Looking for a no fuss, easy to care for houseplant? It is almost as if succulents were designed for this purpose. We offer a selection in different shapes, sizes and colours. Most succulents prefer a position with bright light and perhaps most importantly a free draining soil mix such as a potting soil formulated for cacti and succulents. These mixes usually have grit incorporated into them to ensure good drainage and aeration. Keep your succulents frost free and be careful not to overwater them.
- Portulacaria afra or the “elephant bush”, so named because it is the favoured food of the African elephant in its native habitat. This succulent is well suited to outdoor growing during the summer months, but must be moved indoors during the colder months of the year to keep it frost free. Will eventually grow into a small tree if space permits.

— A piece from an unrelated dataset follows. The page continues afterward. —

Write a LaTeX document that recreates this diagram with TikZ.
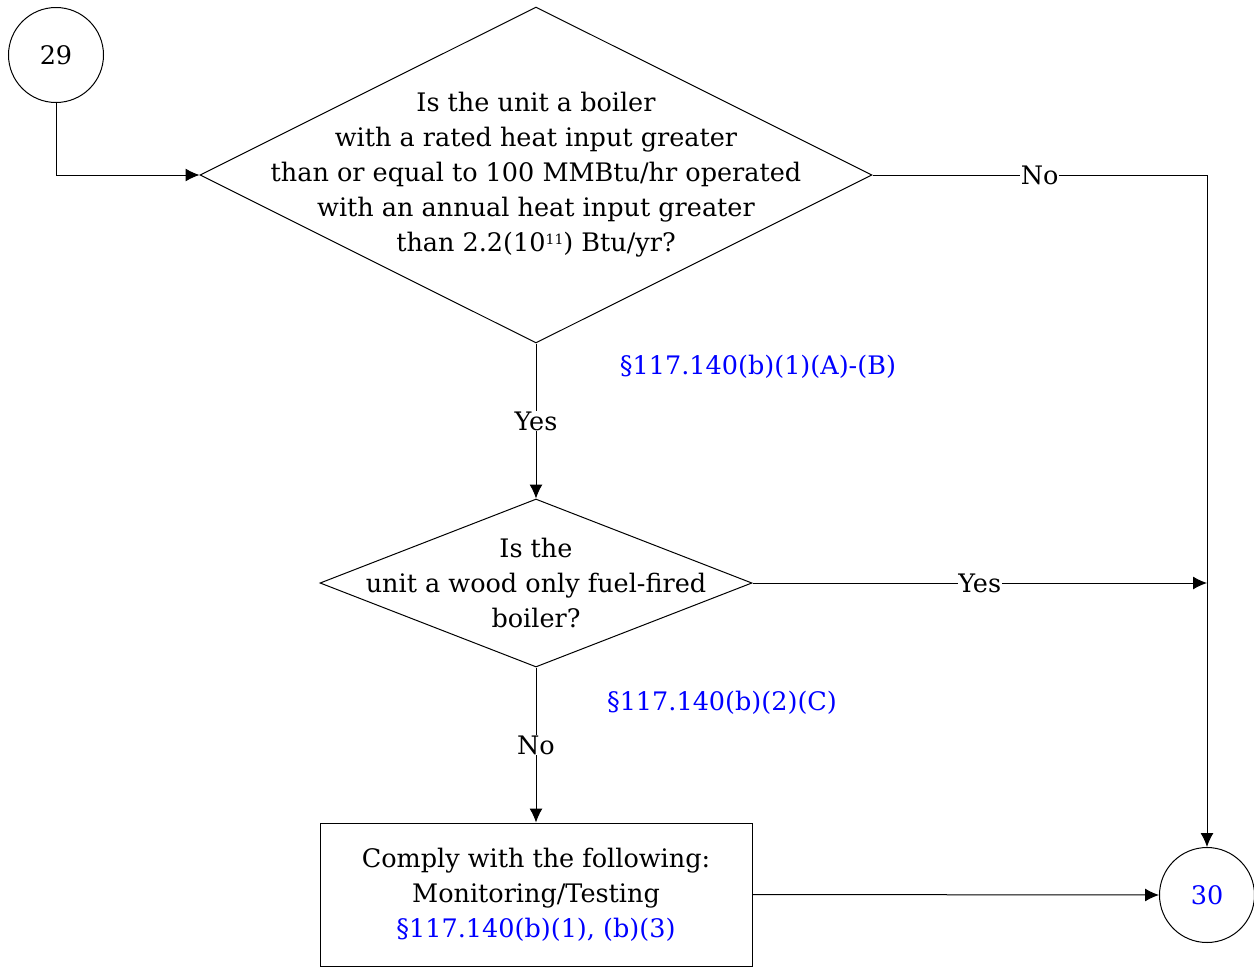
\documentclass[tikz,border=0pt]{standalone}
\usepackage{fontspec}
\setmainfont{DejaVu Serif}
\usetikzlibrary{shapes.geometric,arrows.meta}
\definecolor{refblue}{RGB}{0,0,255}
\tikzset{
  x=1pt,y=-1pt,
  every node/.style={font=\fontsize{25.5}{35}\selectfont},
  shp/.style={draw=black,line width=1pt,fill=white,inner sep=0pt},
  dia/.style={shp,diamond},
  circ/.style={shp,circle,minimum size=95pt},
  boxnode/.style={shp,rectangle,minimum width=432pt,minimum height=143pt},
  txt/.style={align=center,inner sep=0pt},
  conn/.style={draw=black,line width=1pt,-{Latex[length=14pt,width=13pt]}},
  plain/.style={draw=black,line width=1pt},
  lbl/.style={fill=white,inner sep=0.5pt},
  ref/.style={text=refblue,inner sep=0pt},
}
\begin{document}
\begin{tikzpicture}
\useasboundingbox (0,0) rectangle (1254,967);
\node[circ] (c29) at (56,55) {29};
\node[dia,minimum width=672pt,minimum height=336pt] (d1) at (536,175) {};
\node[txt] (t1) at (536,175) {Is the unit a boiler\\with a rated heat input greater\\than or equal to 100 MMBtu/hr operated\\with an annual heat input greater\\than 2.2(10{\fontsize{14}{14}\selectfont\raisebox{0.55em}{11}}) Btu/yr?};
\node[dia,minimum width=432pt,minimum height=168pt] (d2) at (536,583) {};
\node[txt] (t2) at (536,583) {Is the\\unit a wood only fuel-fired\\boiler?};
\node[boxnode] (b1) at (536,894.5) {};
\node[txt] (t3) at (536,894.5) {Comply with the following:\\Monitoring/Testing\\\textcolor{refblue}{§117.140(b)(1), (b)(3)}};
\node[circ,text=refblue] (c30) at (1207,895) {30};
\coordinate (j1) at (1207,175);
\coordinate (j2) at (1207,583);
\node[ref] (r1) at (758,367) {§117.140(b)(1)(A)-(B)};
\node[ref] (r2) at (722,703) {§117.140(b)(2)(C)};
\draw[conn] (c29.south) |- (d1.west);
\draw[plain] (d1.east) -- node[lbl] {No} (j1);
\draw[conn] (j1) -- (c30.north);
\draw[conn] (d1.south) -- node[lbl] {Yes} (d2.north);
\draw[conn] (d2.east) -- node[lbl] {Yes} (j2);
\draw[conn] (d2.south) -- node[lbl] {No} (b1.north);
\draw[conn] (b1.east) -- (c30.west);
\end{tikzpicture}
\end{document}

- Crassula ‘Budda’s Temple’ also originates from Southern Africa. an unusual, eye-catching plant with upward facing leaves that resemble a Chinese temple. When flowering produces a “bouquet” of small pink flowers on top of the plant.
- The watch chain plant (Crassula lycopodioides) is a low growing plant that creeps over the surface of the soil and looks especially good when growing among rocks as it would in its native range. When happy it may produce numerous tiny yellow/green flowers all along its stems.
- Euphorbia tirucalli is also known as the pencil cactus although it is not a true cactus. It is a member of the spurge family which includes poinsettia and the hardy euphorbias that you often find in British gardens. The pencil cactus has elongated pencil-like stems which tend to be green if grown indoors but when exposed to heat and strong sunlight they will often turn vibrant shades of pink and orange.
- Kalanchoe tubiflora is called mother-of-millions or chandelier plant. A Madagascar native, this plant has the uncanny ability to reproduce very rapidly when parts of the plant get knocked off and fall to the ground. The wonderful chandelier-like appearance makes this plant quite a talking point!